Each line from the top of the listing through the one holding "import seaborn as sns" should be restated word for word, with nothing added and no pictures.

--- START Data extract ---

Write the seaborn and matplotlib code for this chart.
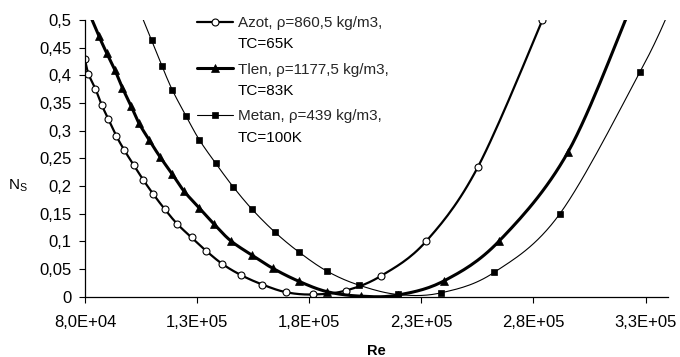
import matplotlib
matplotlib.use("Agg")
import matplotlib.pyplot as plt
from matplotlib.lines import Line2D
from matplotlib.ticker import FixedLocator, FixedFormatter
import numpy as np
import pandas as pd
import seaborn as sns

# Azot (open circles)
azot_re = [80000, 81500, 84600, 87400, 90400, 93900, 97500, 101700, 106000, 110500,
           115600, 121000, 127500, 134000, 141300, 149600, 159100, 169800, 181800,
           196200, 212200, 232100, 255300, 284000, 284800]
azot_ns = [0.429, 0.403, 0.376, 0.347, 0.321, 0.291, 0.265, 0.238, 0.211, 0.185,
           0.158, 0.132, 0.107, 0.083, 0.059, 0.039, 0.022, 0.008, 0.004,
           0.011, 0.038, 0.100, 0.235, 0.500, 0.515]

# Tlen (triangles)
tlen_re = [80000, 86200, 89700, 93400, 96600, 100500, 104000, 108500, 113400, 119000,
           124100, 130800, 137600, 145000, 154500, 163900, 175300, 188000, 202900,
           219500, 240300, 264800, 295500, 324000]
tlen_ns = [0.530, 0.471, 0.440, 0.409, 0.378, 0.345, 0.314, 0.284, 0.253, 0.221,
           0.191, 0.161, 0.131, 0.101, 0.075, 0.051, 0.028, 0.009, 0.001,
           0.003, 0.029, 0.101, 0.262, 0.530]

# Metan (squares)
metan_re = [104000, 109700, 114400, 119000, 125000, 130900, 138300, 146000, 154500,
            164600, 175300, 188000, 202100, 219500, 238800, 262500, 291800, 327500, 341000]
metan_ns = [0.520, 0.463, 0.416, 0.373, 0.327, 0.284, 0.241, 0.199, 0.158,
            0.117, 0.081, 0.046, 0.021, 0.004, 0.007, 0.044, 0.150, 0.406, 0.520]

labels = ["Azot, ρ=860,5 kg/m3,", "Tlen, ρ=1177,5 kg/m3,", "Metan, ρ=439 kg/m3,"]
labels_2 = ["TC=65K", "TC=83K", "TC=100K"]

x_ticks = [80000, 130000, 180000, 230000, 280000, 330000]
x_labels = ["8,0E+04", "1,3E+05", "1,8E+05", "2,3E+05", "2,8E+05", "3,3E+05"]
y_ticks = [0, 0.05, 0.1, 0.15, 0.2, 0.25, 0.3, 0.35, 0.4, 0.45, 0.5]
y_labels = ["0", "0,05", "0,1", "0,15", "0,2", "0,25", "0,3", "0,35", "0,4", "0,45", "0,5"]


def smooth(xs, ys, steps=16):
    # Excel-like smoothed line (Catmull-Rom through the points)
    p = np.column_stack([xs, ys]).astype(float)
    p = np.vstack([p[0], p, p[-1]])
    out = []
    t = np.linspace(0, 1, steps, endpoint=False)[:, None]
    for i in range(1, len(p) - 2):
        p0, p1, p2, p3 = p[i - 1], p[i], p[i + 1], p[i + 2]
        seg = 0.5 * ((2 * p1) + (-p0 + p2) * t + (2 * p0 - 5 * p1 + 4 * p2 - p3) * t ** 2
                     + (-p0 + 3 * p1 - 3 * p2 + p3) * t ** 3)
        out.append(seg)
    out.append(p[-2][None, :])
    out = np.vstack(out)
    return out[:, 0], out[:, 1]


sns.set_theme(style="ticks")
plt.rcParams["font.family"] = ["Liberation Sans", "DejaVu Sans"]
plt.rcParams["mathtext.fontset"] = "custom"
plt.rcParams["mathtext.rm"] = "Liberation Sans"

W, H = 680, 357
fig = plt.figure(figsize=(W / 100, H / 100), dpi=100)
ax = fig.add_axes([85 / W, 1 - 296.7 / H, 583 / W, 276.7 / H])

styles = [
    dict(marker="o", lw=1.6, ms=5, mfc="white", mew=0.8),
    dict(marker="^", lw=2.2, ms=6, mfc="black", mew=0.5),
    dict(marker="s", lw=0.8, ms=4.5, mfc="black", mew=0.5),
]
series = [(azot_re, azot_ns), (tlen_re, tlen_ns), (metan_re, metan_ns)]
handles = []
for (xs, ys), st in zip(series, styles):
    sx, sy = smooth(xs, ys)
    curve = pd.DataFrame({"Re": sx, "Ns": sy})
    pts = pd.DataFrame({"Re": xs, "Ns": ys})
    sns.lineplot(data=curve, x="Re", y="Ns", ax=ax, sort=False, estimator=None,
                 color="black", linewidth=st["lw"])
    sns.lineplot(data=pts, x="Re", y="Ns", ax=ax, sort=False, estimator=None,
                 color="black", linestyle="", marker=st["marker"], markersize=st["ms"],
                 markerfacecolor=st["mfc"], markeredgecolor="black",
                 markeredgewidth=st["mew"])
    handles.append(Line2D([], [], color="black", lw=st["lw"], marker=st["marker"],
                          markersize=st["ms"], markerfacecolor=st["mfc"],
                          markeredgecolor="black", markeredgewidth=st["mew"]))

ax.set_xlim(80000, 340000)
ax.set_ylim(0, 0.5)
ax.xaxis.set_major_locator(FixedLocator(x_ticks))
ax.xaxis.set_major_formatter(FixedFormatter(x_labels))
ax.yaxis.set_major_locator(FixedLocator(y_ticks))
ax.yaxis.set_major_formatter(FixedFormatter(y_labels))
ax.tick_params(axis="both", direction="out", length=4.5, width=0.8, color="black",
               labelsize=12, labelcolor="black")
ax.tick_params(axis="x", pad=8.5)
ax.tick_params(axis="y", pad=5)
for s in ["top", "right"]:
    ax.spines[s].set_visible(False)
for s in ["left", "bottom"]:
    ax.spines[s].set_color("black")
    ax.spines[s].set_linewidth(0.9)

ax.set_xlabel("Re", fontsize=10.5, fontweight="bold", color="black")
ax.xaxis.set_label_coords(0.5, -0.196)
ax.xaxis.label.set_va("center")
ax.set_ylabel(r"N$_\mathregular{S}$", fontsize=11, rotation=0, color="black")
ax.yaxis.set_label_coords(-0.115, 0.40)
ax.yaxis.label.set_va("center")
ax.yaxis.label.set_ha("center")

leg = ax.legend(handles, labels, loc="upper left",
                bbox_to_anchor=(197 / W, 1 - 16 / H),
                bbox_transform=fig.transFigure, frameon=False, fontsize=11,
                handlelength=2.35, handletextpad=0.33, borderpad=0, borderaxespad=0,
                labelspacing=2.13)

# second line of each legend entry, placed under the first one
fig.canvas.draw()
for t, extra in zip(leg.get_texts(), labels_2):
    bb = t.get_window_extent()
    yc = (bb.y0 + bb.y1) / 2 - 21.5
    fig.text(bb.x0 / W, yc / H, extra, fontsize=11, color="black", ha="left", va="center")

fig.savefig("out.png", dpi=100)
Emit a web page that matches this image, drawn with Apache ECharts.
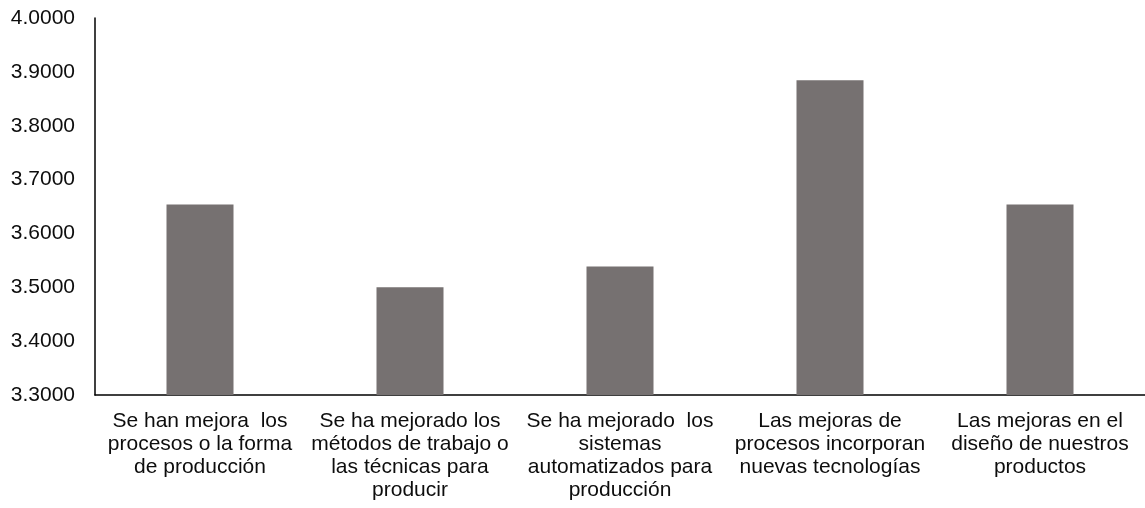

--- END Data extract ---

Exercise solution:
Write the seaborn and matplotlib code for this chart.
import matplotlib
matplotlib.use("Agg")
import matplotlib.pyplot as plt
from matplotlib.lines import Line2D
from matplotlib.ticker import FixedLocator, FixedFormatter
import numpy as np
import pandas as pd
import seaborn as sns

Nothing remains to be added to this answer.